By overriding these methods, we can hard-code the use of specific parameters or comparison data, avoiding having to provide them when initializing the `ModelLink` subclass.
Additionally, if we were to provide a default parameter or data point during initialization, the provided information will override the defaults.

We can find an example of this in the `GaussianLink` class, which already has default parameters defined (as mentioned in the previous tutorial):

In [None]:
model_data = {3: [3.0, 0.1]}
modellink_obj = GaussianLink(model_data=model_data)
modellink_obj

If we now initialize the `GaussianLink` class using a custom set of parameters, its defaults will be overridden as shown by its modified representation:

In [None]:
model_parameters = {'A1': [-5, 7, 2]}
modellink_obj = GaussianLink(model_parameters=model_parameters, model_data=model_data)
modellink_obj

## Writing a ModelLink subclass
Now that we have a basic understanding of how to write a `ModelLink` subclass, let's use the template of the `ExampleLink` class from before to make a `ModelLink` subclass for a straight line model, defined as $f(x) = A+Bx$:

In [None]:
# LineLink class definition
class LineLink(ModelLink):
    # Define default model parameters (optional)
    def get_default_model_parameters(self):
        par_dict = {
            'A': [-10, 10, 3],  # Intercept in [-10, 10] with estimate of 3
            'B': [0, 5, 1.5]}   # Slope in [0, 5] with estimate of 1.5
        return(par_dict)

    # Override call_model abstract method
    def call_model(self, emul_i, par_set, data_idx):
        # Calculate the value on a straight line for requested data_idx
        vals = par_set['A']+np.array(data_idx)*par_set['B']
        return(vals)

    # Override get_md_var abstract method
    def get_md_var(self, emul_i, par_set, data_idx):
        # Calculate the model discrepancy variance
        # For a straight line, this value can be set to a constant
        return(1e-4*np.ones_like(data_idx))

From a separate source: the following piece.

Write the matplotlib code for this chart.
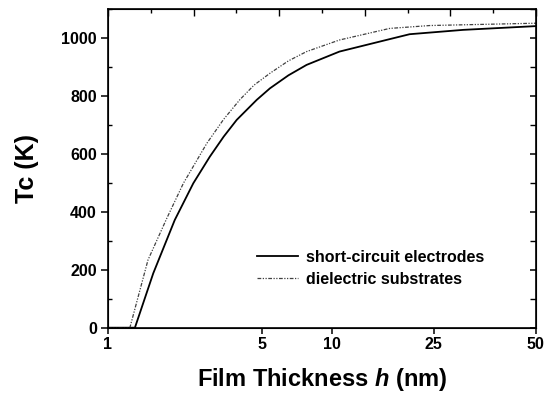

Here, we created a `ModelLink` subclass called `LineLink`.
As the `LineLink` class is quite simple, it is not necessary to make any adjustments to the class constructor, so we simply removed it.
We have defined default parameters for our straight line model to avoid having to provide it when we initialize the `LineLink` class.
In the `call_model()`-method, we implemented the algorithm for calculating the value on a straight line.
Although generally not recommended, we used a very basic description for calculating the model discrepancy variance.

In order to help users with writing their `ModelLink` subclass, *PRISM* provides an utility function called `test_subclass()` (`prism.modellink.test_subclass`).
This function takes a `ModelLink` subclass and all arguments that must be provided to it, and tests if it can be initialized and used properly.
If this is the case, it returns the created instance of the provided `ModelLink` subclass, which can then be used in the `Pipeline`.

So, let's see if we have written our `LineLink` class properly:

In [None]:
data_dict = {1: [4.5, 0.1],    # f(1) = 4.5 +- 0.1
             2.5: [6.8, 0.1],  # f(2.5) = 6.8 +- 0.1
             -2: [0, 0.1]}     # f(-2) = 0 +- 0.1
modellink_obj = test_subclass(LineLink, model_data=model_data)

As no errors are being raised, it seems that we indeed wrote it correctly.
In case we had made a mistake, the `test_subclass()`-function would have raised an error telling us what exactly went wrong and what probably caused this.

Now that we have our own custom `ModelLink` instance, we can initialize the `Pipeline` (this time using a specific working directory to avoid clashing with the previous one):

In [None]:
pipe = Pipeline(modellink_obj, working_dir='prism_line')
pipe

Like before, as no errors are being raised, *PRISM* is ready to start emulating.